Looked at this way, force is an unavoidable part of training. In training the positive way, you will minimize the use of force, but you will have to use it sometimes. Used in the context of training based on positive reinforcement, the negative effects of force are for the most part minimal.
The amount of force you’ll have to use depends on many factors, such as the individual personality of your dog, your dog’s age when you are starting training, and what you want to accomplish. For instance, a submissive dog of quiet temperament who rarely leaves her house and fenced backyard and started training at 12 weeks of age will need a minimum of force in her training.
On the other hand, a large, rambunctious male dog who is just starting training at a year of age, doesn’t get enough exercise, and has to be walked on leash in a busy neighborhood will probably need more force.
The situations in which force is useful often involve distractions. If something attracts a dog more than the food, praise, or play you can offer, your dog will be distracted. If playing outside on a nice day is more attractive to your dog than the treat he’ll get when he comes inside, he won’t come in when you call him unless you force him to. If your compulsively friendly Golden Retriever wants to jump on your elderly aunt more than he wants to earn a reward by sitting, forcing him not to jump up is definitely a good idea. However, force should be used only after the dog has been trained and you are 100 percent sure he understands what you want.
The use of force in training should not be confused with anger. Trust is an important part of a good relationship with a dog. The fastest way to lose a dog’s trust is to let anger get in the way of good training. Anger is usually the result of wrongly blaming your dog for something you dislike or having unrealistic expectations.
To build a good relationship, you have to stop blaming your dog for acting like a dog—for jumping up to greet people, for running away to chase a squirrel, or for relieving his anxiety when he is left home alone by destructive chewing. Destructive behavior while an owner is away is the circumstance that probably triggers the most anger in dog owners. Any group of dog owners can exchange stories of havoc wreaked in their absence: couches chewed to a pulp, irreplaceable molding around windows destroyed, wall-towall diarrhea.
The list is endless. One of the most memorable I’ve experienced with my own dogs was returning home to find that our young Belgian Tervuren, Sabre, had pulled a large plant out of its pot and then played in the dirt—on our white carpet!
Did we punish him? No! Punishing Sabre would have accomplished nothing other than providing an outlet for our frustration. I’m sure he saw no difference between our indoor plant and the sticks he played with outside. There is no way he could have understood that we were punishing him for something he probably did hours before, so it would have not prevented a future occurrence. I’m sure that if we had yelled at him and acted angry,
Sabre would have acted afraid of us. Many people mistakenly interpret this fearful, submissive behavior as the dog knowing he has done wrong, but that’s not the case. The point of training is definitely not to make your dog afraid of you. We simply cleaned the mess up and made use of the lesson it taught us, which was that Sabre was not ready to be allowed free run of the house.
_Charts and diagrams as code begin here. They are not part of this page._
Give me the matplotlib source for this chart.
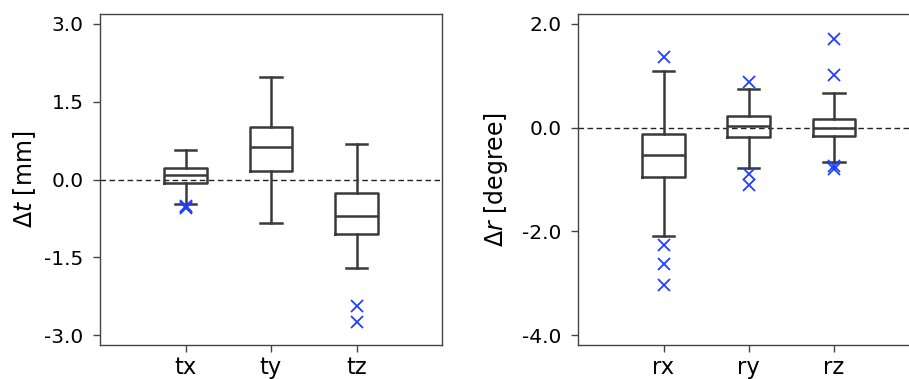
import matplotlib
matplotlib.use("Agg")
import matplotlib.pyplot as plt

# ---- data (read from the reference) ----
t_labels = ["tx", "ty", "tz"]
t_q1 = [-0.07, 0.17, -1.06]
t_med = [0.08, 0.62, -0.70]
t_q3 = [0.23, 1.01, -0.26]
t_whislo = [-0.48, -0.83, -1.71]
t_whishi = [0.57, 1.97, 0.69]
t_fliers = [[-0.52, -0.53, -0.54], [], [-2.43, -2.75]]

r_labels = ["rx", "ry", "rz"]
r_q1 = [-0.96, -0.19, -0.17]
r_med = [-0.53, 0.04, -0.01]
r_q3 = [-0.12, 0.22, 0.17]
r_whislo = [-2.08, -0.78, -0.67]
r_whishi = [1.10, 0.74, 0.67]
r_fliers = [[1.36, -2.26, -2.63, -3.04], [0.87, -0.90, -1.11], [1.71, 1.02, -0.74, -0.79]]

t_yticks = [-3.0, -1.5, 0.0, 1.5, 3.0]
r_yticks = [-4.0, -2.0, 0.0, 2.0]

BOX_C = "#3a3a3a"
FLIER_C = "#1f40ff"


def make_stats(labels, q1, med, q3, lo, hi, fl):
    return [dict(label=l, q1=a, med=m, q3=b, whislo=w0, whishi=w1, fliers=f)
            for l, a, m, b, w0, w1, f in zip(labels, q1, med, q3, lo, hi, fl)]


def draw(ax, stats, yticks, ylim, ylabel, label_x):
    lp = dict(color=BOX_C, linewidth=1.8)
    ax.bxp(stats, positions=[1, 2, 3], widths=0.5,
           boxprops=lp, whiskerprops=lp, capprops=lp, medianprops=lp,
           flierprops=dict(marker="x", markeredgecolor=FLIER_C, markersize=8,
                           markeredgewidth=1.3, linestyle="none"))
    ax.axhline(0, color="#222222", linestyle="--", linewidth=1.0, dashes=(4, 2.5), zorder=0)
    ax.set_xlim(0, 4)
    ax.set_ylim(*ylim)
    ax.set_yticks(yticks)
    ax.set_yticklabels([f"{v:.1f}" for v in yticks], fontsize=14.5)
    ax.tick_params(axis="x", labelsize=16.3, length=5, width=1, pad=3, color="#444444")
    ax.tick_params(axis="y", length=5, width=1, pad=7, color="#444444")
    ax.set_ylabel(ylabel, fontsize=17)
    ax.yaxis.set_label_coords(label_x, 0.5)
    for s in ax.spines.values():
        s.set_color("#444444")
        s.set_linewidth(1.0)


fig = plt.figure(figsize=(9.09, 3.79), dpi=100)
H = 379.0
W = 909.0
ax1 = fig.add_axes([100 / W, (H - 345) / H, 342 / W, 331 / H])
ax2 = fig.add_axes([578.3 / W, (H - 345) / H, 341 / W, 331 / H])

draw(ax1, make_stats(t_labels, t_q1, t_med, t_q3, t_whislo, t_whishi, t_fliers),
     t_yticks, (-3.19, 3.19), r"$\Delta t$ [mm]", -0.181)
draw(ax2, make_stats(r_labels, r_q1, r_med, r_q3, r_whislo, r_whishi, r_fliers),
     r_yticks, (-4.19, 2.19), r"$\Delta r$ [degree]", -0.199)

fig.savefig("out.png", dpi=100)
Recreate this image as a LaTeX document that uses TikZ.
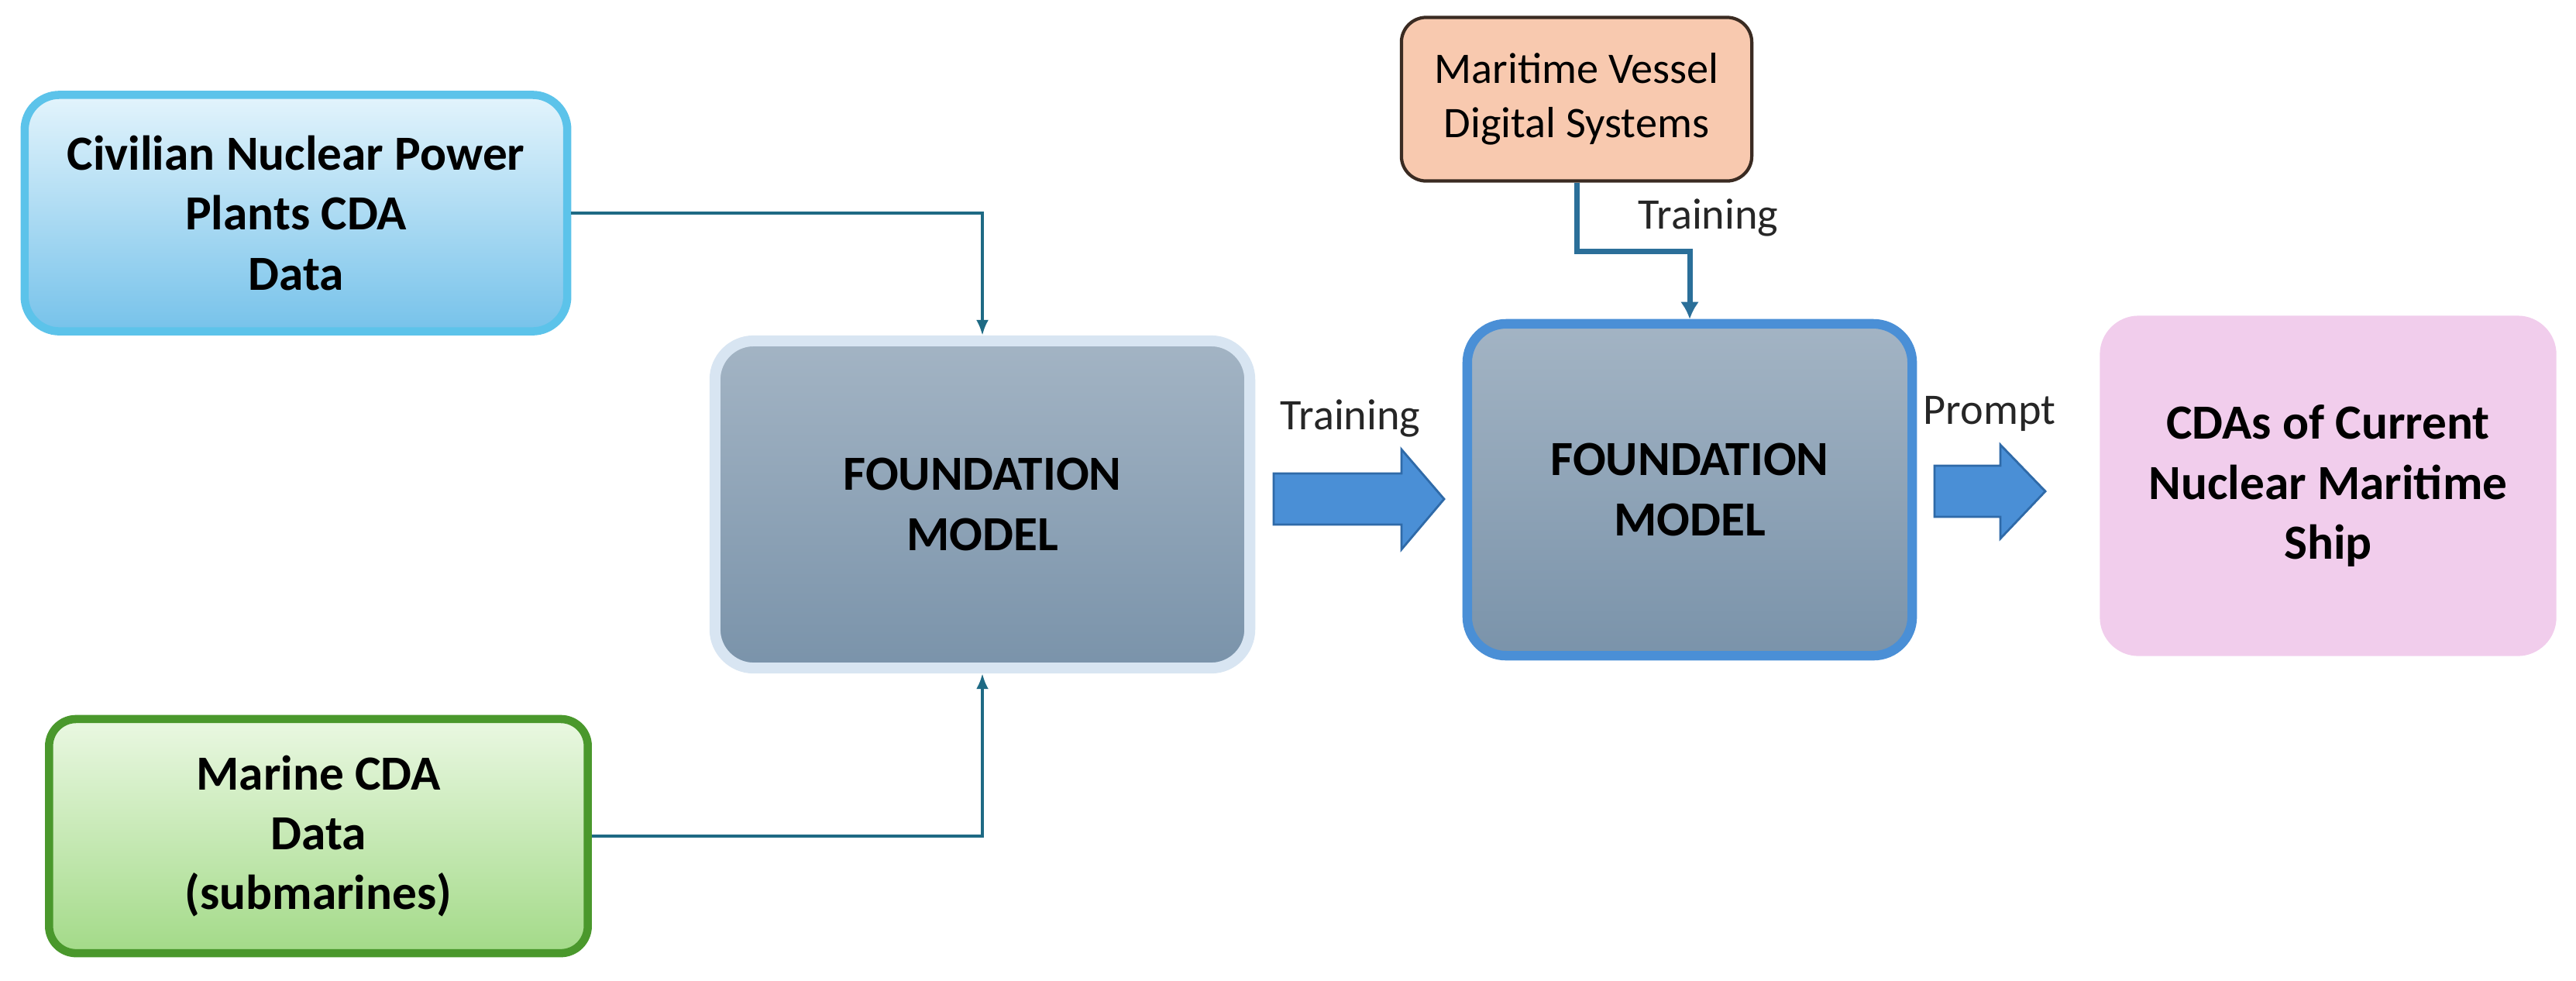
\documentclass[tikz,border=0pt]{standalone}
\usepackage{fontspec}
\setmainfont{Carlito}
\usetikzlibrary{arrows.meta}
\definecolor{civborder}{HTML}{5CC3EA}
\definecolor{civtop}{HTML}{E3F4FC}
\definecolor{civbot}{HTML}{76C2EA}
\definecolor{marborder}{HTML}{4A982C}
\definecolor{martop}{HTML}{EAF8E2}
\definecolor{marbot}{HTML}{A3DA88}
\definecolor{fmtop}{HTML}{A3B4C4}
\definecolor{fmbot}{HTML}{7A93AA}
\definecolor{fmglow}{HTML}{D8E5F2}
\definecolor{fmblue}{HTML}{4A8FD6}
\definecolor{vesfill}{HTML}{F8C9AF}
\definecolor{vesborder}{HTML}{3A2B22}
\definecolor{cdafill}{HTML}{F1CDEC}
\definecolor{linkteal}{HTML}{1E6A84}
\definecolor{linkblue}{HTML}{2B6F99}
\definecolor{arrowblue}{HTML}{4A8FD6}
\definecolor{arrowedge}{HTML}{2F6AA8}

\begin{document}
\begin{tikzpicture}[x=0.01cm, y=-0.01cm,
    box/.style={rounded corners=0.45cm, align=center, inner sep=0pt,
                font=\fontsize{18}{22}\selectfont\bfseries},
    fmbox/.style={box, top color=fmtop, bottom color=fmbot, rounded corners=0.5cm},
    link/.style={draw=linkteal, line width=1pt, -{Latex[length=2mm,width=1.6mm]}},
    lbl/.style={font=\fontsize{16}{20}\selectfont, text=black!85},
    blockarrow/.style={fill=arrowblue, draw=arrowedge, line width=0.8pt, line join=miter}]
                \useasboundingbox (0,0) rectangle (3325,1265);

                % data sources
                \node[box, draw=civborder, line width=3pt, top color=civtop, bottom color=civbot,
                      minimum width=7.0cm, minimum height=3.05cm] (civ) at (382,275)
                      {Civilian Nuclear Power\\Plants CDA\\Data};
                \node[box, draw=marborder, line width=3pt, top color=martop, bottom color=marbot,
                      rounded corners=0.35cm, minimum width=6.95cm, minimum height=3.02cm] (mar) at (411,1079)
                      {Marine CDA\\Data\\(submarines)};
                \node[box, draw=vesborder, line width=1.2pt, fill=vesfill, rounded corners=0.32cm,
                      font=\fontsize{16}{20}\selectfont, minimum width=4.52cm, minimum height=2.11cm] (ves) at (2035,128)
                      {Maritime Vessel\\Digital Systems};

                % models
                \node[fmbox, draw=fmglow, line width=4pt, minimum width=6.9cm, minimum height=4.22cm] (fma) at (1268,651)
                      {FOUNDATION\\MODEL};
                \node[fmbox, draw=fmblue, line width=3.5pt, minimum width=5.74cm, minimum height=4.28cm] (fmb) at (2181,632)
                      {FOUNDATION\\MODEL};
                \node[box, fill=cdafill, rounded corners=0.5cm, minimum width=5.89cm, minimum height=4.39cm] (cda) at (3005,627)
                      {CDAs of Current\\Nuclear Maritime\\Ship};

                % block arrows
                \draw[blockarrow] (1644,611) -- (1809,611) -- (1809,580) -- (1864,644)
                      -- (1809,709) -- (1809,677) -- (1644,677) -- cycle;
                \draw[blockarrow] (2497,601) -- (2582,601) -- (2582,574) -- (2640,634)
                      -- (2582,695) -- (2582,667) -- (2497,667) -- cycle;
                \node[lbl] (traina) at (1743,540) {Training};
                \node[lbl] (prompt) at (2568,534) {Prompt};

                % connectors
                \draw[link] (civ.east) -| (fma.north);
                \draw[link] (mar.east) -| (fma.south);
                \coordinate (kink) at (2035,324);
                \draw[draw=linkblue, line width=2pt, -{Latex[length=2.2mm,width=2.4mm]}]
                      (ves.south) -- (kink) -| (fmb.north);
                \node[lbl] (trainb) at (2205,281) {Training};

            \end{tikzpicture}
\end{document}
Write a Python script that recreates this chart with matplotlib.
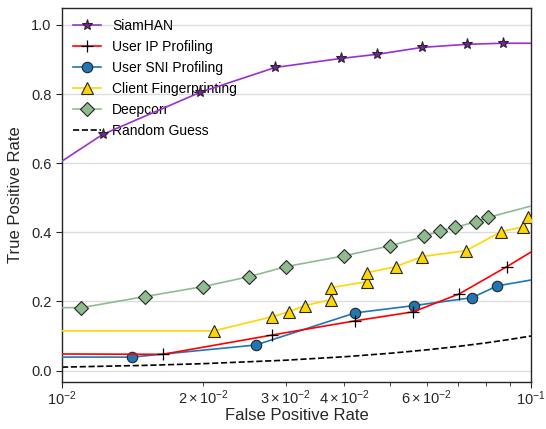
import matplotlib
matplotlib.use("Agg")
import matplotlib.pyplot as plt

plt.rcParams['font.family'] = ['Liberation Sans', 'DejaVu Sans']
plt.rcParams['mathtext.fontset'] = 'custom'
plt.rcParams['mathtext.rm'] = 'Liberation Sans'
plt.rcParams['mathtext.it'] = 'Liberation Sans:italic'

# ROC curves (false positive rate, true positive rate)
siamhan_fpr = [0.01, 0.0122, 0.0197, 0.0285, 0.0393, 0.047, 0.0586, 0.0731, 0.0872, 0.1]
siamhan_tpr = [0.606, 0.683, 0.805, 0.877, 0.903, 0.915, 0.935, 0.944, 0.947, 0.947]

ip_fpr = [0.01, 0.0164, 0.0281, 0.0422, 0.0561, 0.0703, 0.0889, 0.1]
ip_tpr = [0.048, 0.047, 0.103, 0.144, 0.170, 0.222, 0.301, 0.343]

sni_fpr = [0.01, 0.0141, 0.0259, 0.0422, 0.0563, 0.0749, 0.0847, 0.1]
sni_tpr = [0.039, 0.039, 0.074, 0.167, 0.188, 0.211, 0.245, 0.262]

client_fpr = [0.01, 0.0211, 0.0281, 0.0304, 0.0329, 0.0375, 0.0375, 0.0446, 0.0446,
              0.0516, 0.0586, 0.0727, 0.0864, 0.0962, 0.0985, 0.1]
client_tpr = [0.115, 0.115, 0.156, 0.170, 0.188, 0.205, 0.240, 0.257, 0.283,
              0.301, 0.330, 0.347, 0.402, 0.416, 0.445, 0.448]

deepcorr_fpr = [0.01, 0.0110, 0.0150, 0.0200, 0.0251, 0.0301, 0.0400, 0.0501, 0.0592,
                0.0640, 0.0689, 0.0764, 0.0810, 0.1]
deepcorr_tpr = [0.182, 0.182, 0.214, 0.243, 0.272, 0.301, 0.332, 0.361, 0.388,
                0.405, 0.414, 0.431, 0.443, 0.476]

random_fpr = [0.01, 0.015, 0.02, 0.03, 0.04, 0.05, 0.06, 0.07, 0.08, 0.09, 0.1]
random_tpr = [0.01, 0.015, 0.02, 0.03, 0.04, 0.05, 0.06, 0.07, 0.08, 0.09, 0.1]

fig = plt.figure(figsize=(5.46, 4.29), dpi=100)
ax = fig.add_axes([0.1136, 0.1096, 0.859, 0.8718])

edge = '0.15'
ax.plot(siamhan_fpr, siamhan_tpr, color='#9932CC', lw=1.2, marker='*', ms=8,
        mfc='#7B1FA2', mec=edge, mew=0.8, markevery=slice(1, -1), label='SiamHAN', zorder=6)
ax.plot(ip_fpr, ip_tpr, color='red', lw=1.2, marker='+', ms=9, mec='black', mew=0.9,
        markevery=slice(1, -1), label='User IP Profiling', zorder=4)
ax.plot(sni_fpr, sni_tpr, color='#1f77b4', lw=1.2, marker='o', ms=7.5, mfc='#1f77b4',
        mec=edge, mew=0.8, markevery=slice(1, -1), label='User SNI Profiling', zorder=3)
ax.plot(client_fpr, client_tpr, color='#FFD700', lw=1.2, marker='^', ms=8, mfc='#FFD700',
        mec=edge, mew=0.8, markevery=slice(1, -1), label='Client Fingerprinting', zorder=5)
ax.plot(deepcorr_fpr, deepcorr_tpr, color='#8FBC8F', lw=1.2, marker='D', ms=7, mfc='#8FBC8F',
        mec=edge, mew=0.8, markevery=slice(1, -1), label='Deepcorr', zorder=5)
ax.plot(random_fpr, random_tpr, color='black', lw=1.2, ls='--', label='Random Guess', zorder=2)

ax.set_xscale('log')
ax.set_xlim(0.01, 0.1)
ax.set_ylim(-0.033, 1.049)
ax.set_yticks([0.0, 0.2, 0.4, 0.6, 0.8, 1.0])
ax.yaxis.grid(True, color='#dddddd', lw=1)
ax.set_axisbelow(True)

ax.set_xlabel('False Positive Rate', fontsize=12, color='0.15', labelpad=0)
ax.set_ylabel('True Positive Rate', fontsize=12, color='0.15', labelpad=6)
ax.tick_params(axis='both', which='both', direction='out', colors='0.15', labelsize=10.5)
ax.tick_params(axis='x', which='both', pad=1.5)
ax.tick_params(axis='x', which='minor', length=3)
ax.tick_params(axis='both', which='major', length=4)
for s in ax.spines.values():
    s.set_color('0.15')
    s.set_linewidth(1.0)

ax.legend(loc='upper left', frameon=False, fontsize=10, borderaxespad=0.4)

fig.savefig('out.png', dpi=100)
Actually, it feels good to be free of getting angry at your dog. Anger gets in the way of loving your dog, and it certainly gets in the way of thinking clearly in order to do good training. You have to learn to be tolerant of your new friend. His values are not the same as yours. He does not value the integrity of your personal possessions, so forgive his mistakes until you teach him not to be destructive. Stop blaming, and start training.
The Magic of Training the Positive Way
The magic of training with positive reinforcement and living with your dog
in a positive way is the special relationship you develop with your dog. The
communication is two-way, rather than the one-way communication of traditional
force training.
It is always exciting for me to watch a puppy who is just
starting training discover this two-way communication. It can happen in a
puppy as young as nine weeks. I start by using a treat to teach the puppy to sit.
After a couple of repetitions, the puppy figures out that he can make you give
him food by sitting in front of you. He starts to follow you around the room,
sitting in front of you, without any command or signal from you. I keep
rewarding the puppy with a treat. I want him to know he can get my attention
by sitting, as opposed to jumping up or barking. But what I really want
him to know is that he can communicate with me; I am “listening” to him.
When your training is not based on force, your dog is not inhibited from
trying new behaviors out of fear of being punished. Your dog thus becomes a
much more interesting companion. He shows you more of himself and his
intelligence. You learn more about your dog.
Training the positive way makes you and your dog equal partners in the
training. Both of you get something you want. You get the good behavior
you want, and your dog gets something he wants, as when a puppy
exchanges a sit for a treat. The idea of training the positive way is not to
dominate a subordinate species, but to communicate with an equal but different
one.
Training should be a way of making friends with your dog. Making
friends means establishing mutual understanding based on two-way communication,
mutual respect, and trust. Training in a positive way will help you
accomplish that goal. So let’s get started!